We both watched the woods looking for a sign of its passing, but the brush was so thick we couldn’t see anything save for the swaying of a small tree tops behind the wall of brush. It moved about ten feet in four steps and then stopped. Everything went very quiet. We both sat there, in stunned silence. It was right there. I could tell exactly where it was by where the sound had stopped, even though I couldn’t see it. It wasn’t more than twenty yards from us. It was definitely bipedal.
We continued to watch the spot for any sign of it for the next few minutes, when suddenly it started walking again, taking three more thunderous steps around the camp site, covering another ten feet or so. Several trees behind the brush line swayed as it went past. Whatever it was, it was very large. Then it stopped again. My heart was in my mouth by this time. I scanned ahead, now thinking that it might continue around the camp, and noticed that if it moved another ten feet or so, it would pass an opening in the brush. The opening wasn’t large, only about a foot or so in diameter, but through this opening, I could see the tree trunks beyond the brush wall. This opening was about six to seven feet above the ground, so if whatever it was, was taller than six feet, I should get a glimpse of it as it goes past this window.

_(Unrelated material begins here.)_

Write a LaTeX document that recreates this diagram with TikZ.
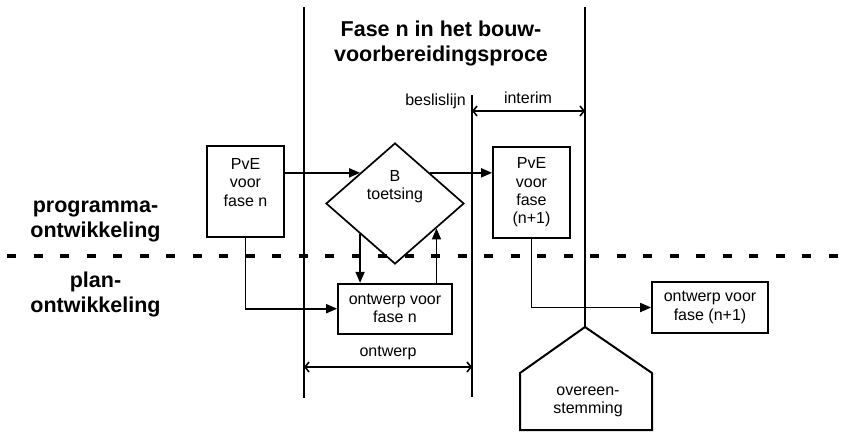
\documentclass[tikz,border=0pt]{standalone}
\usepackage{fontspec}
\setmainfont{Liberation Sans}
\usetikzlibrary{shapes.geometric,arrows.meta,positioning}

\begin{document}
\begin{tikzpicture}[
    x=1pt, y=-1pt,
    blok/.style={rectangle, draw, line width=1.7pt, inner sep=0pt, align=center, font=\fontsize{16}{18.4}\selectfont},
    toetsvorm/.style={diamond, draw, line width=1.7pt, inner sep=0pt, minimum width=138pt, minimum height=121pt},
    tekst/.style={align=center, inner sep=0pt, font=\fontsize{16}{18.4}\selectfont},
    kop/.style={align=center, inner sep=0pt, font=\fontsize{21.5}{24.5}\selectfont\bfseries},
    lijn/.style={line width=2pt},
    arr/.style={-{Triangle[length=11pt,width=9pt]}, line width=1.7pt},
    maat/.style={{Straight Barb[length=4pt,width=10pt]}-{Straight Barb[length=4pt,width=10pt]}, line width=1.6pt},
    scheiding/.style={line width=4pt, dash pattern=on 9pt off 17.5pt, dash phase=19.5pt},
    node distance=18pt
]
    \useasboundingbox (0,0) rectangle (853,431);

    % kop boven de fase
    \node[kop] (fase) at (441,43.6) {Fase n in het bouw-\\voorbereidingsproce};

    % programma- en planontwikkeling, met scheidingslijn
    \node[kop] (programma) at (95.5,221.5) {programma-\\ontwikkeling};
    \node[kop] (plan)      at (95.5,294.4) {plan-\\ontwikkeling};
    \draw[scheiding] (0,255.5) -- (853,255.5);

    % faselijnen
    \coordinate (startA) at (304,7);
    \coordinate (eindA)  at (304,398);
    \coordinate (startB) at (472,95);
    \coordinate (eindB)  at (472,397);
    \coordinate (startC) at (585,7);
    \coordinate (nok)    at (585,327);
    \draw[lijn] (startA) -- (eindA);
    \draw[lijn] (startB) -- (eindB);
    \draw[lijn] (startC) -- (nok);

    % overeenstemming (huisvorm onder de lijn)
    \draw[lijn] (nok) -- (652,373) -- (652,430) -- (520,430) -- (520,373) -- cycle;
    \node[tekst] (overleg) at (588,401.6) {overeen-\\stemming};

    % blokken
    \node[blok, minimum width=77pt, minimum height=91pt]  (pvenu)   at (245.5,191.5) {PvE\\voor\\fase n\\\mbox{}};
    \node[toetsvorm]                                      (toets)   at (395,203.5) {};
    \node[tekst]                                          (toetstekst) at ([yshift=16.7pt]toets.center) {B\\toetsing};
    \node[blok, minimum width=77pt, minimum height=91pt]  (pvevolg) at (531.5,192.5) {PvE\\voor\\fase\\(n+1)};
    \node[blok, minimum width=114pt, minimum height=50pt, below=of toets] (ontwnu) {ontwerp voor\\fase n};
    \node[blok, minimum width=116pt, minimum height=51pt] (ontwvolg) at (710,307.5) {ontwerp voor\\fase (n+1)};

    % labels en maatpijlen
    \node[tekst, anchor=base east] (beslis)  at (466,105)   {beslislijn};
    \node[tekst, anchor=base]      (interim) at (528,103.3) {interim};
    \node[tekst, anchor=base]      (ontwerp) at (388,356.7) {ontwerp};
    \coordinate (maatB) at (472,111);
    \coordinate (maatC) at (585,111);
    \coordinate (maatA) at (304,367);
    \coordinate (maatD) at (472,367);
    \draw[maat] (maatB) -- (maatC);
    \draw[maat] (maatA) -- (maatD);

    % pijlen
    \draw[arr] (pvenu.east |- toets.north west) -- (toets.north west);
    \draw[arr] (toets.north east) -- (pvevolg.west |- toets.north east);
    \draw[arr] (toets.south west) -- (toets.south west |- ontwnu.north);
    \draw[arr] (toets.-31 |- ontwnu.north) -- (toets.-31);
    \draw[arr] (pvenu.south) |- (ontwnu.west);
    \draw[arr] (pvevolg.south) |- (ontwvolg.west);

\end{tikzpicture}
\end{document}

“Crunch, crash, thud, snap,” it moved again, slowly going in the same direction. I held my breath, watching the opening in the brush and waiting. I didn’t have my camera with me, it was in the car, and I didn’t dare move to go get it now. Then the opening went completely dark as it moved behind it. It COMPLETELY filled and blocked out the entire view through the opening from six to seven feet above the ground. And just as fast as it came, it passed on, leaving the opening clear. All I could see had been a mass of dark brown hair. I couldn’t make out any other details as it had passed. That means that it was considerably taller than seven feet. I had figured I might see a face or head or something like that, but I think it was its body that had passed at that height. This thing was huge.
It stopped again after passing the opening and silence fell again.
“Did you see that,” I asked Kris, quietly, not really knowing why I was being quiet.
“No, what,” he said in the same hushed tone.
I realized that he was sitting at too much of an angle to the opening to have seen through it.
“From my vantage point, there is an opening in the brush and I can see back into the woods.” I said.
“Really, what did you see?” He asked excitedly.
“Just dark hair. A wall of dark hair passed in front of it and moved on as it passed. The opening is six to seven feet up.”
Just then it walked again, taking another five, noisy steps to the left, swaying trees as it went. When it stopped again, it was behind our tent. This time it paused for about thirty seconds, and then took three more steps, around behind our tent towards the entrance to the trail we had followed the previous night. It paused again, then grunted in a deep, guttural voice, and proceeded to walk casually straight away from us through the woods towards the bog. This time is wasn’t as loud, but it wasn’t trying to sneak either, it just sounded like a very, very large man walking away through the woods. We sat there listening until we were sure it was gone.
“Wow,” I said letting out a breath.
“Yeah, wow,” Kris echoed. “Hey, what’s that?” He said, sitting up and pointed at the far side of last night’s fire pit.
“What’s what?” I asked, not seeing what he was pointing at.
He got up and moved over to the far side of the fire. “There’s a hand/knuckle print right here.”
“What!” I exclaimed getting up and going over to stand beside him. We crouched down and looked at the soft sand that was next to the fire pit. In it, we could clearly see four large sausage like marks side by side, and a large round thumb print as if someone had braced themselves by the fire, leaning on their knuckles and thumb with their left hand. In the ashes of the fire, we could see drag marks through the ash as if someone had dragged a very large finger through the ash. I pressed my own knuckles in the sand to the side of the original print and could replicate the print almost perfectly, only mine was less than half the size and my thumb print was not as perfectly round.
“That’s awesome,” Kris said.
“Yeah,” I agreed. We spent the next few minutes discussing the details of the print and the encounter we had just had. I ran to the car and got my camera, taking several pictures of the print. (The photos do not do it justice. The print was much clearer in person.)
“We need to tell someone what just happened. They’ll want to see this.” I said grabbing my two-way radio. Pressing the talk button, I said into the radio, “Hello, this is red van camp, does anyone copy? We just had an encounter and found a print.”
Silence. I repeated my transmission. Silence.
“Weren’t we supposed to go to the campground for a meeting?” Kris asked.
“Yeah, at eleven,” I answered testily, annoyed that no one was answering me.
“Umm…Andy, it’s eleven now.” Kris said, smirking a bit.
“What?” I snapped looking up, “Shit….Shit, Shit, Shit.” I said scrambling around picking up the camp and getting things ready to go. Kris, in a stroke of clear-headed genius, put the Frisbees around the print so no one would accidentally step on it.
“So,” I said as we got into the car, “we’ve been completely alone out here for the last couple of hours.”
“So it would seem.” Kris said with a wry grin.
“Great!” I grumbled, shutting the van door and starting the engine. I put it into gear and we started the half hour drive into the campground.